Rent seeking is seen in many areas of the economic sphere and is in its most vicious form when stemming from government regulation of free competition and thereby increasing inequality in society. An example of rent-seeking in a modern economy is effort made by firms and individuals to obtain control of various natural resources like mines, urban& rural land through lobbying and leveraging political strength and thereby corner profits from them.

Historically people and groups in power have always tried to increase their power and wealth and in the very least at least maintain them. They have a variety of instrumentalities to maintain the same. In the medieval ages, the king and the nobility ensured that they cornered a large part of the wealth of society. The religious classes also took shelter behind holy duties to maintain wealth and power. The spread of democracy and breakdown of medieval structures has made it difficult for these classes to corner wealth and power with the same reasoning and hence they had to search out justifications in tune with prevalent thought.

Post Industrial revolution the theory of marginal productivity primarily determined individuals who would get paid more for the work they put in. Demand and supply of labour determined the occupations which were better paid. The list of better paid occupations was never constant and varied with technologies of the time. Over a period of time the better paid occupations came to depend less on physical labour and more on brain power.

We can safely say that inequality in society would not increase if wages were paid based on marginal productivity. This however has not been the case and in present times the rules of the game have been skewed greatly to favor the wealthy. These rules, which are set by the governments and groups of individuals, affect the state of inequality in a society greatly. A famous example in regard to unfair rule setting is the limiting of access to lucrative occupations, as by medieval guilds or modern state certifications and licensures (Doctors, Lawyers etc.). Restricting entry to such professions help those that have already reached there to maintain their incomes and avoid sharing with newcomers. In economic parlance there are milking the rents of having already reached a given position by obstructing the cycle of demand and supply to the profession.

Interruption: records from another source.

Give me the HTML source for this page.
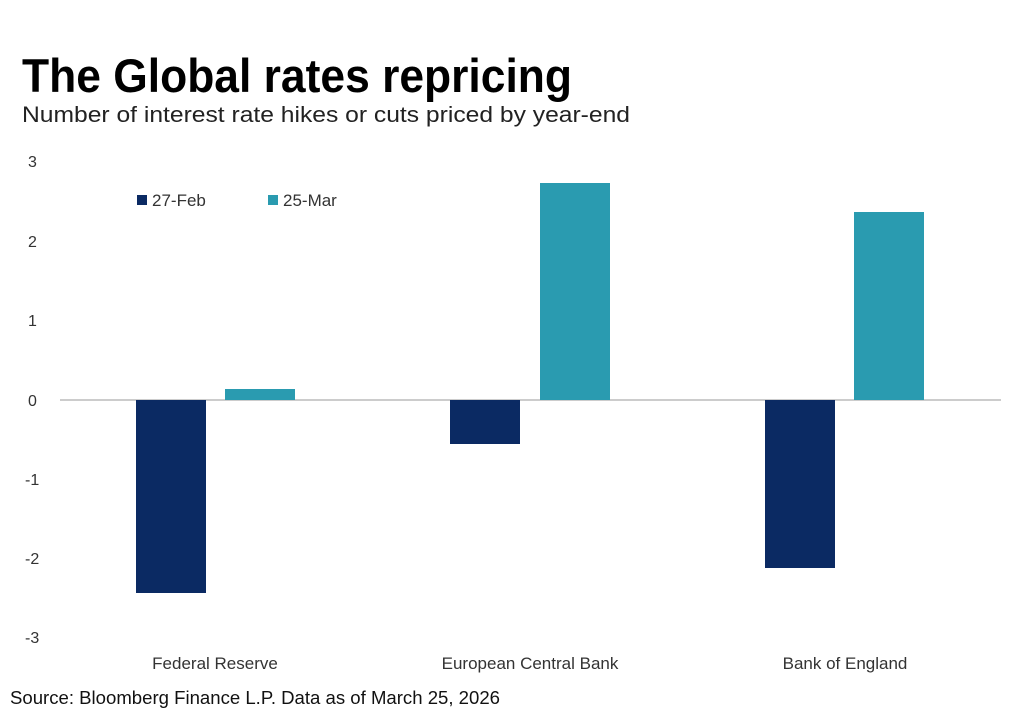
<!DOCTYPE html>
<html><head><meta charset="utf-8"><style>html,body{margin:0;padding:0;background:#fff}svg{display:block}</style></head>
<body>
<svg width="1024" height="710" viewBox="0 0 1024 710" xmlns="http://www.w3.org/2000/svg" font-family="Liberation Sans, sans-serif">
<rect width="1024" height="710" fill="#fff"/>
<text x="22" y="92" font-size="47" font-weight="bold" fill="#000" textLength="550" lengthAdjust="spacingAndGlyphs">The Global rates repricing</text>
<text x="22" y="122" font-size="22" fill="#222" textLength="608" lengthAdjust="spacingAndGlyphs">Number of interest rate hikes or cuts priced by year-end</text>
<g font-size="16" fill="#333" text-anchor="start">
<text x="28" y="167">3</text>
<text x="28" y="247">2</text>
<text x="28" y="326">1</text>
<text x="28" y="406">0</text>
<text x="25" y="485">-1</text>
<text x="25" y="564">-2</text>
<text x="25" y="643">-3</text>
</g>
<line x1="60" y1="400" x2="1001" y2="400" stroke="#999" stroke-width="1"/>
<rect x="136" y="400" width="70" height="193" fill="#0b2a63"/>
<rect x="225" y="389" width="70" height="11" fill="#2a9bb0"/>
<rect x="450" y="400" width="70" height="44" fill="#0b2a63"/>
<rect x="540" y="183" width="70" height="217" fill="#2a9bb0"/>
<rect x="765" y="400" width="70" height="168" fill="#0b2a63"/>
<rect x="854" y="212" width="70" height="188" fill="#2a9bb0"/>
<rect x="137" y="195" width="10" height="10" fill="#0b2a63"/>
<text x="152" y="206" font-size="17" fill="#333">27-Feb</text>
<rect x="268" y="195" width="10" height="10" fill="#2a9bb0"/>
<text x="283" y="206" font-size="17" fill="#333">25-Mar</text>
<g font-size="17" fill="#333" text-anchor="middle">
<text x="215" y="669">Federal Reserve</text>
<text x="530" y="669">European Central Bank</text>
<text x="845" y="669">Bank of England</text>
</g>
<text x="10" y="704" font-size="18" fill="#111" textLength="490" lengthAdjust="spacingAndGlyphs">Source: Bloomberg Finance L.P. Data as of March 25, 2026</text>
</svg>
</body></html>
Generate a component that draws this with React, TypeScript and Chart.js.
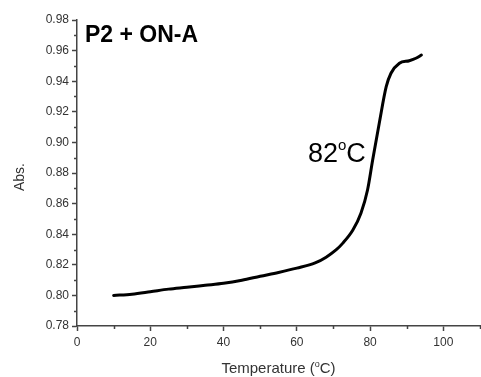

People accused of rent seeking typically argue that they are indeed creating new wealth (or preventing the reduction of old wealth) by improving quality controls, guaranteeing that charlatans do not prey on a gullible public, and preventing bubbles.

As a country becomes increasingly dominated by organized interest groups, it loses economic vitality and falls into decline. [2] Olson argued that countries that have a collapse of the political regime and the interest groups that have coalesced around it can radically improve productivity and increase national income because they start with a clean slate in the aftermath of the collapse. An example of this is Japan after World War Two. But new coalitions form over time, once again shackling society in order to redistribute wealth and income to themselves. It looks as if a society needs to reinvent itself at regular intervals if it wants to avoid falling into the rut.